Un poste de contrôle sur la route Douala - Buea, à quelques kilomètres de la ville, durant l'opération "ville morte" fin juillet 2018. © Franck Foute pour JA

Un poste de contrôle sur la route Douala - Buea, à quelques kilomètres de la ville, durant l'opération "ville morte" fin juillet 2018. © Franck Foute pour JA

« Sisiku Ayuk Tabe s’est compromis »

Le 2 mai dernier, Sisiku Ayuk Tabe a entrepris de dissoudre le gouvernement dirigé par Samuel Ikome Sako, à travers une lettre rendue publique par ses proches. Mais loin de calmer les esprits, cette décision a plutôt eu un effet de boomerang. Chris Anu, l’un des membres du gouvernement démis, a réuni une centaine d’activistes sécessionnistes de la diaspora, pour demander l’ouverture d’une enquête vis-à-vis de Sisiku Ayuk Tabe. Il accuse ce dernier d’avoir noué des contacts avec Samuel Mvondo Ayolo, le directeur du cabinet civil de la présidence de la République, avec qui il aurait pris des engagements.

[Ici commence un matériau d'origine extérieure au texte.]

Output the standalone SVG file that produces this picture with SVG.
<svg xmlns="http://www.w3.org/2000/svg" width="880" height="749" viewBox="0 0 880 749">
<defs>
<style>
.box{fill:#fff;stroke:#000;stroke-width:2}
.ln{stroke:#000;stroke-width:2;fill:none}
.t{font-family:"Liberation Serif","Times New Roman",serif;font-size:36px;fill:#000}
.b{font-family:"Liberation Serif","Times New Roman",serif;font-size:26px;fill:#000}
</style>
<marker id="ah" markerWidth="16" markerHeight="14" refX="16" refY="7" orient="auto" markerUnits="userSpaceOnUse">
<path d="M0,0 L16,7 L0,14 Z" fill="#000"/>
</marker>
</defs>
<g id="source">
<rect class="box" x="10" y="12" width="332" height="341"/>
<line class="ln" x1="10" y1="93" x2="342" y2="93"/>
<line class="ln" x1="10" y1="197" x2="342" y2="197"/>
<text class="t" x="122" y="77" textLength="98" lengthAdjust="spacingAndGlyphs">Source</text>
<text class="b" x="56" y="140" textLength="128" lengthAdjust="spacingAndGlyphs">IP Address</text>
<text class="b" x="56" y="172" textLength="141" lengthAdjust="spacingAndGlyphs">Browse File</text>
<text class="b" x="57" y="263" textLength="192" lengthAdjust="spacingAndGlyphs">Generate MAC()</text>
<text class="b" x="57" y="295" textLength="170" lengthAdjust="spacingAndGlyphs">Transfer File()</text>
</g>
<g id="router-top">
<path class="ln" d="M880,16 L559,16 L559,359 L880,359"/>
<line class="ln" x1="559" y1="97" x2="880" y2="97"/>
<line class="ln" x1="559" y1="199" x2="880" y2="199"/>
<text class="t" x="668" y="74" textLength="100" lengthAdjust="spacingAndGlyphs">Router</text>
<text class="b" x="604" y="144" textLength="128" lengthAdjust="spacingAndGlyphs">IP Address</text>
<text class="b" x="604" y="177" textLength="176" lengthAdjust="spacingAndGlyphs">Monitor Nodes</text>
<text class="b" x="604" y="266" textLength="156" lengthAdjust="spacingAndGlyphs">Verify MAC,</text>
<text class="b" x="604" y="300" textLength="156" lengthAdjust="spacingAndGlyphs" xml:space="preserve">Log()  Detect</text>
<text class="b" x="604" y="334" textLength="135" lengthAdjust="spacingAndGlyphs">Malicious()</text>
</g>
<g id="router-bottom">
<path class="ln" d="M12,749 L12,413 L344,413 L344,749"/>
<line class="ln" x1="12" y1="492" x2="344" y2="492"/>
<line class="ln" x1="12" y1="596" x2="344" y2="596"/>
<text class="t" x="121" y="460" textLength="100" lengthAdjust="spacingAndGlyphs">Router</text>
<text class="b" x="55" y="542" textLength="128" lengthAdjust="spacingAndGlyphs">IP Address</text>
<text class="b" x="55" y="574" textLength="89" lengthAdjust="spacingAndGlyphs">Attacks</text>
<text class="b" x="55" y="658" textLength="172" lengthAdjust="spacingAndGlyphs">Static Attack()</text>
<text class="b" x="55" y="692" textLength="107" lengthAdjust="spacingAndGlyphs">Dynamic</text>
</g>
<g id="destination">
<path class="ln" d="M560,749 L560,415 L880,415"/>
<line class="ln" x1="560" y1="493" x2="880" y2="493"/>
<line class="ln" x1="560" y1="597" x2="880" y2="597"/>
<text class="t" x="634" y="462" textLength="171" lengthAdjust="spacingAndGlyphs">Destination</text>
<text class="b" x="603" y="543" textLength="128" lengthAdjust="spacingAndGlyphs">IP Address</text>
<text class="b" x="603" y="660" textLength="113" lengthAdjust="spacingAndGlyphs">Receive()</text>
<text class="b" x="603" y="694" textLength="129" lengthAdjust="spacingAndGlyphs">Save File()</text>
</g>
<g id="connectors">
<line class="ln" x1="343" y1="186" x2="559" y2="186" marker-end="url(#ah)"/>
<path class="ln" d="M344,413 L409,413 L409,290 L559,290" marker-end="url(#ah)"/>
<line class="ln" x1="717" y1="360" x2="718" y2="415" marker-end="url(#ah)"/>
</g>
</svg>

« Sisiku Ayuk Tabe s’est compromis. Qu’il dise aux Ambazoniens le contenu de ses échanges avec le directeur du cabinet civil », a ainsi affirmé Me Fru John Nsoh, l’un des avocats de sa défense qui soutient cette thèse. « Je continuerai de le défendre car c’est mon devoir. Bien qu’il me cache désormais certains documents », ajoutait-il.

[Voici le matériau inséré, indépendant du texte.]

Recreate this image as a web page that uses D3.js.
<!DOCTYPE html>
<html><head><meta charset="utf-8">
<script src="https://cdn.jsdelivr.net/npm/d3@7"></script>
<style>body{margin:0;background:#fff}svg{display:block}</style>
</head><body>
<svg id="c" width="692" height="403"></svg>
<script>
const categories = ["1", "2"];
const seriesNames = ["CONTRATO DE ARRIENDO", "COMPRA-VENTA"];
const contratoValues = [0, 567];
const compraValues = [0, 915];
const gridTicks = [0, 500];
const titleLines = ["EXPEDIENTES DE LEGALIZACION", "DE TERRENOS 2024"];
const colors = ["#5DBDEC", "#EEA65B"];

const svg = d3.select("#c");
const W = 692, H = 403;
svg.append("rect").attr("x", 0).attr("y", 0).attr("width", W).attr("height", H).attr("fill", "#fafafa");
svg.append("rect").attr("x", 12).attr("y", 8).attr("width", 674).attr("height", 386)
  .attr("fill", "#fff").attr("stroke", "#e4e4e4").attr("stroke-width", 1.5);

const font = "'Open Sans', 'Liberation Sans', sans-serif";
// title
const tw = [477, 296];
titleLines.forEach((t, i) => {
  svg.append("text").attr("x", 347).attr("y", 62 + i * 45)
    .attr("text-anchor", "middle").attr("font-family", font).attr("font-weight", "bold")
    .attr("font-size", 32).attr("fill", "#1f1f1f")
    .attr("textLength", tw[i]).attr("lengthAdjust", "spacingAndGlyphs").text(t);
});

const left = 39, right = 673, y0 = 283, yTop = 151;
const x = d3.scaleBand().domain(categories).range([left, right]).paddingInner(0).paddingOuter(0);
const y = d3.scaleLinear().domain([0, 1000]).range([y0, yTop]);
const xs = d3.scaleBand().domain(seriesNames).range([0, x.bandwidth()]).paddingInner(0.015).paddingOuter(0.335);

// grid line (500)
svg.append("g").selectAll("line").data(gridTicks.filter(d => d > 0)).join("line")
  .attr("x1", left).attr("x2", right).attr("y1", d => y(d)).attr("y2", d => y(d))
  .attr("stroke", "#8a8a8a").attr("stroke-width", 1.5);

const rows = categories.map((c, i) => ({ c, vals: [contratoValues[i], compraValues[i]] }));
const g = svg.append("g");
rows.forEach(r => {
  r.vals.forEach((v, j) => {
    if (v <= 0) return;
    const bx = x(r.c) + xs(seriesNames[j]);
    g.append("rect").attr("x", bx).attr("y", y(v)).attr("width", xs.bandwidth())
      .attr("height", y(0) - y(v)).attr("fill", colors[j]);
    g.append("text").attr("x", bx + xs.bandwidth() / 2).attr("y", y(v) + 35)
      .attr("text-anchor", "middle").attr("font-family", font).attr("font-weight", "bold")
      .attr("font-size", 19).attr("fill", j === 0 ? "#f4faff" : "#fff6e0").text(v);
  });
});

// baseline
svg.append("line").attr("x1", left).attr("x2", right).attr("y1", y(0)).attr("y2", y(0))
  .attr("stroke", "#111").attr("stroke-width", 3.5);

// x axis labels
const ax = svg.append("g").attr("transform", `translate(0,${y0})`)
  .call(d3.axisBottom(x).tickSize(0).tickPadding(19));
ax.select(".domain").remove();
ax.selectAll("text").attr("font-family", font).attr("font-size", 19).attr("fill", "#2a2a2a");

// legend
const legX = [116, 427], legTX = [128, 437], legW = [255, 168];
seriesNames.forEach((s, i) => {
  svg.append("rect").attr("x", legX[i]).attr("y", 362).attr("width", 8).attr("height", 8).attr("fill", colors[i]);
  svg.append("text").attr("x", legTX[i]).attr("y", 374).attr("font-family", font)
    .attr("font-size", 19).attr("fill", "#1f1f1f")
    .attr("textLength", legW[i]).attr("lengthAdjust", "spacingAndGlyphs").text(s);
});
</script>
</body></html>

Deux blocs se sont créés au sein du mouvement séparatiste, et se regardent désormais en chiens de faïence. La guerre de leadership qui oppose les chefs se ressent également sur le terrain, où des groupes séparatistes s’affrontent régulièrement en raison des divergences de points de vue. Une situation qui complexifie davantage la crise, et rend difficile le dialogue souhaité par tous les acteurs.

« C’est le moment de donner une chance à la All Anglophone Conference du cardinal Tumi, car cela permettra de déterminer ceux qui parleront au nom des anglophones », indique pour sa part Eric Leonel Loumou, spécialiste en communication, notamment conseiller d’Akere Muna, avocat anglophone et figure de la lutte anticorruption. L’agenda reste cependant entre les mains des autorités de Yaoundé, qui n’ont pour le moment initié aucune action dans ce sens, malgré la recrudescence des violences sur le terrain.